[RAW DATA start]

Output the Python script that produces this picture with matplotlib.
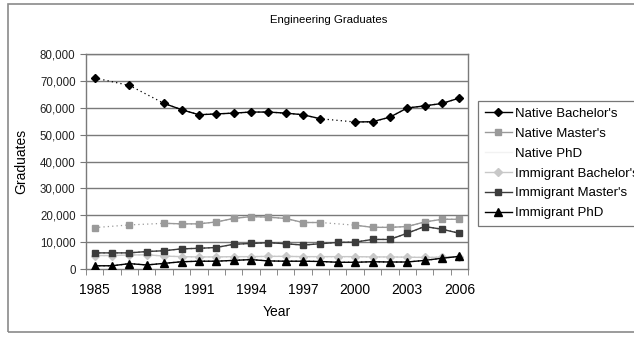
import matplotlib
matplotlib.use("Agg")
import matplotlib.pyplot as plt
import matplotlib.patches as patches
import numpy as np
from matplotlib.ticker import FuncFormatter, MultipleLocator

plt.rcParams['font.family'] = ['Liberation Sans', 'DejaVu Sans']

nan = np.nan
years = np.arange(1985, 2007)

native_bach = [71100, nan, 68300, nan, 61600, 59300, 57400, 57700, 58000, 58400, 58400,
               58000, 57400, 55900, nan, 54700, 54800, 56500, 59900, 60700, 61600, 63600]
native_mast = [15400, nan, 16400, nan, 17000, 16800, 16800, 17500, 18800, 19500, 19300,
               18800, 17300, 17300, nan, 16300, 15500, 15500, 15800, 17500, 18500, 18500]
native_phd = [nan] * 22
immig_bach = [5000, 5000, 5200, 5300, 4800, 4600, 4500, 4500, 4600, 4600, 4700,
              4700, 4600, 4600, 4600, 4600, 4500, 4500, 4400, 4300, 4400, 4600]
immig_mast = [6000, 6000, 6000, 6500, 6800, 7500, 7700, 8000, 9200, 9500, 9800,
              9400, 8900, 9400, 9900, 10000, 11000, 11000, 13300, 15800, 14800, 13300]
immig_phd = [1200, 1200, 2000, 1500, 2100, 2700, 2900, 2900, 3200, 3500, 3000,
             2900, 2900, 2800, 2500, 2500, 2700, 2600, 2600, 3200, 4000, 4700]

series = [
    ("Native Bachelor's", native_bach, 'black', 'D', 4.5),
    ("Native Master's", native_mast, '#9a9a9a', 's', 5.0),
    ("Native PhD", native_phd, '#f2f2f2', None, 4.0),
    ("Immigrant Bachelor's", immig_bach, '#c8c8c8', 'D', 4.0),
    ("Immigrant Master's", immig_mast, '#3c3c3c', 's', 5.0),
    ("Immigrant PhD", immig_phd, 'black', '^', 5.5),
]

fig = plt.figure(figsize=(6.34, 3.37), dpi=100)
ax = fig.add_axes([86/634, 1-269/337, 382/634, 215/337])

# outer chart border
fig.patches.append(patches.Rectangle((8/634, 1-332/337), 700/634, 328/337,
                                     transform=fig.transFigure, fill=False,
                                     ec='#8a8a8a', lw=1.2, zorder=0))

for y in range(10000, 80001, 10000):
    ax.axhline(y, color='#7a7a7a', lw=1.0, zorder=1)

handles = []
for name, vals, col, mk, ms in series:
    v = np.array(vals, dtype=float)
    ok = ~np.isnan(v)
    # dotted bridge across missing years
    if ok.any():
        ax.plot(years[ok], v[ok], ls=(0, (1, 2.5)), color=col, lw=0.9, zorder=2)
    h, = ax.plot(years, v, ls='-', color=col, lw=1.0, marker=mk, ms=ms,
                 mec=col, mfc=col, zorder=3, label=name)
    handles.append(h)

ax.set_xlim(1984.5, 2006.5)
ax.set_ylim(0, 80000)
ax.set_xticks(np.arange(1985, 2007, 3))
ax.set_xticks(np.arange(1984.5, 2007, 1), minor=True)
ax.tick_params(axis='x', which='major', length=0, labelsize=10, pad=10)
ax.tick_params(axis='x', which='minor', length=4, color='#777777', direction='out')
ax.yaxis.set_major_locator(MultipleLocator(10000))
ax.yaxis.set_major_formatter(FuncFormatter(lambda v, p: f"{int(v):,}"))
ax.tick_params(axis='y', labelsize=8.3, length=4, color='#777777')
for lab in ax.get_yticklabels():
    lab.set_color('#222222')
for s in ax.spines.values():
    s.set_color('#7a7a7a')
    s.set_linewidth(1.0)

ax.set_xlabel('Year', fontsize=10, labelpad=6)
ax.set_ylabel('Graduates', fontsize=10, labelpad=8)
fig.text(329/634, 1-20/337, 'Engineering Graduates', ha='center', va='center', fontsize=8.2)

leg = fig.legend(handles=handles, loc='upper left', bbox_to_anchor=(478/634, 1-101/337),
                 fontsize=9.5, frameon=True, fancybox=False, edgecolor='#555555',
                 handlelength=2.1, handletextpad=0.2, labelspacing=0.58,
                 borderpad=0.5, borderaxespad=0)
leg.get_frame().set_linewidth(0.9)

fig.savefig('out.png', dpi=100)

[RAW DATA end]

AIM. Copy out the whole listing exactly, and don't carry over any pictures.

CORRECT RESULT.
Output the Python script that produces this picture with matplotlib.
import matplotlib
matplotlib.use("Agg")
import matplotlib.pyplot as plt
import matplotlib.patches as patches
import numpy as np
from matplotlib.ticker import FuncFormatter, MultipleLocator

plt.rcParams['font.family'] = ['Liberation Sans', 'DejaVu Sans']

nan = np.nan
years = np.arange(1985, 2007)

native_bach = [71100, nan, 68300, nan, 61600, 59300, 57400, 57700, 58000, 58400, 58400,
               58000, 57400, 55900, nan, 54700, 54800, 56500, 59900, 60700, 61600, 63600]
native_mast = [15400, nan, 16400, nan, 17000, 16800, 16800, 17500, 18800, 19500, 19300,
               18800, 17300, 17300, nan, 16300, 15500, 15500, 15800, 17500, 18500, 18500]
native_phd = [nan] * 22
immig_bach = [5000, 5000, 5200, 5300, 4800, 4600, 4500, 4500, 4600, 4600, 4700,
              4700, 4600, 4600, 4600, 4600, 4500, 4500, 4400, 4300, 4400, 4600]
immig_mast = [6000, 6000, 6000, 6500, 6800, 7500, 7700, 8000, 9200, 9500, 9800,
              9400, 8900, 9400, 9900, 10000, 11000, 11000, 13300, 15800, 14800, 13300]
immig_phd = [1200, 1200, 2000, 1500, 2100, 2700, 2900, 2900, 3200, 3500, 3000,
             2900, 2900, 2800, 2500, 2500, 2700, 2600, 2600, 3200, 4000, 4700]

series = [
    ("Native Bachelor's", native_bach, 'black', 'D', 4.5),
    ("Native Master's", native_mast, '#9a9a9a', 's', 5.0),
    ("Native PhD", native_phd, '#f2f2f2', None, 4.0),
    ("Immigrant Bachelor's", immig_bach, '#c8c8c8', 'D', 4.0),
    ("Immigrant Master's", immig_mast, '#3c3c3c', 's', 5.0),
    ("Immigrant PhD", immig_phd, 'black', '^', 5.5),
]

fig = plt.figure(figsize=(6.34, 3.37), dpi=100)
ax = fig.add_axes([86/634, 1-269/337, 382/634, 215/337])

# outer chart border
fig.patches.append(patches.Rectangle((8/634, 1-332/337), 700/634, 328/337,
                                     transform=fig.transFigure, fill=False,
                                     ec='#8a8a8a', lw=1.2, zorder=0))

for y in range(10000, 80001, 10000):
    ax.axhline(y, color='#7a7a7a', lw=1.0, zorder=1)

handles = []
for name, vals, col, mk, ms in series:
    v = np.array(vals, dtype=float)
    ok = ~np.isnan(v)
    # dotted bridge across missing years
    if ok.any():
        ax.plot(years[ok], v[ok], ls=(0, (1, 2.5)), color=col, lw=0.9, zorder=2)
    h, = ax.plot(years, v, ls='-', color=col, lw=1.0, marker=mk, ms=ms,
                 mec=col, mfc=col, zorder=3, label=name)
    handles.append(h)

ax.set_xlim(1984.5, 2006.5)
ax.set_ylim(0, 80000)
ax.set_xticks(np.arange(1985, 2007, 3))
ax.set_xticks(np.arange(1984.5, 2007, 1), minor=True)
ax.tick_params(axis='x', which='major', length=0, labelsize=10, pad=10)
ax.tick_params(axis='x', which='minor', length=4, color='#777777', direction='out')
ax.yaxis.set_major_locator(MultipleLocator(10000))
ax.yaxis.set_major_formatter(FuncFormatter(lambda v, p: f"{int(v):,}"))
ax.tick_params(axis='y', labelsize=8.3, length=4, color='#777777')
for lab in ax.get_yticklabels():
    lab.set_color('#222222')
for s in ax.spines.values():
    s.set_color('#7a7a7a')
    s.set_linewidth(1.0)

ax.set_xlabel('Year', fontsize=10, labelpad=6)
ax.set_ylabel('Graduates', fontsize=10, labelpad=8)
fig.text(329/634, 1-20/337, 'Engineering Graduates', ha='center', va='center', fontsize=8.2)

leg = fig.legend(handles=handles, loc='upper left', bbox_to_anchor=(478/634, 1-101/337),
                 fontsize=9.5, frameon=True, fancybox=False, edgecolor='#555555',
                 handlelength=2.1, handletextpad=0.2, labelspacing=0.58,
                 borderpad=0.5, borderaxespad=0)
leg.get_frame().set_linewidth(0.9)

fig.savefig('out.png', dpi=100)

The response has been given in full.